Base Sphere contains the abilities you gain from using a talent on the sphere for the first time.
*Spoiler: Base Sphere*
Show

*Alter:* You can alter a tiny-sized object (roughly the size of one-handed weapons for medium creatures), as an action, with the effect persisting (unless otherwise stated) for Concentration, or 1 minute. It must be nonmagical, inanimate, and unattended. 2 sp lets it persist without concentration, and 1 sp lets it affect 2 sizes larger (medium sized objects like statues, or a giant's armor). It comes with two alterations you can make.

_Repair:_ Is actually instantaneous, restoring 1d4 + key ability modifier damage to the altered object. Basically think of it as mending.
_Destroy:_ Is the same, but does damage, with an augment to bypass the "object's damage threshold," which is probably 5e's equivalent to hardness. Incidentally, this is basically strictly worse than Destruction sphere for blasting through objects, even as a cantrip, even without the Pathfinder's destruction sphere talent to ignore hardness.

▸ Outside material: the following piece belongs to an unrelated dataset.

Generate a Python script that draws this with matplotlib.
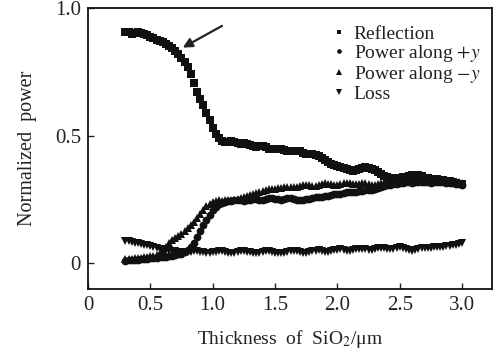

*Create:* Now here's where the fun lies. It starts out fairly limited, with a default size limit of Tiny, with an augment for medium, and once again, concentration to last up to a minute, and augment to last without concentration. What can't be inherently augmented is that it must be created at a range of touch, and must be plant matter, with items that don't require mixing, or carry special properties, or knowledge you don't possess, and aren't even convincing fakes, while also having magical auras, giving away their ephemeral nature as magically created objects. You can, however, attempt an ability check to create complex objects with moving parts, although the DCs are not given.

Where it gets good (for combat) is that a 5-by-5 ft (1 inch thick) wall is only a small object. While this means that you can't create one without an augment by default, you can create 2 of those panels for 1 spell point. It tends to be one of the more useful things a creation caster could do in Pathfinder. The relatively limited size on 5e has me more hesitant on the assertion until I see more of the talents. (Though remember a 5-by-5 wall is still a small object, that does mean that a 2.5-by-5 wall is a tiny object. Since 2 panels is a size larger, then half a panel is a size smaller.)
Later: Actually, there is no Wall Master talent, nor any size-increase talents, so that wall is as good as you're getting. Unless using Complex Creation to create multiple walls over multiple turns. Not brilliant, as a 5-ft wall is less than shoulder height for a lot of people. Especially elves. Not trivial, but certainly not impassible either.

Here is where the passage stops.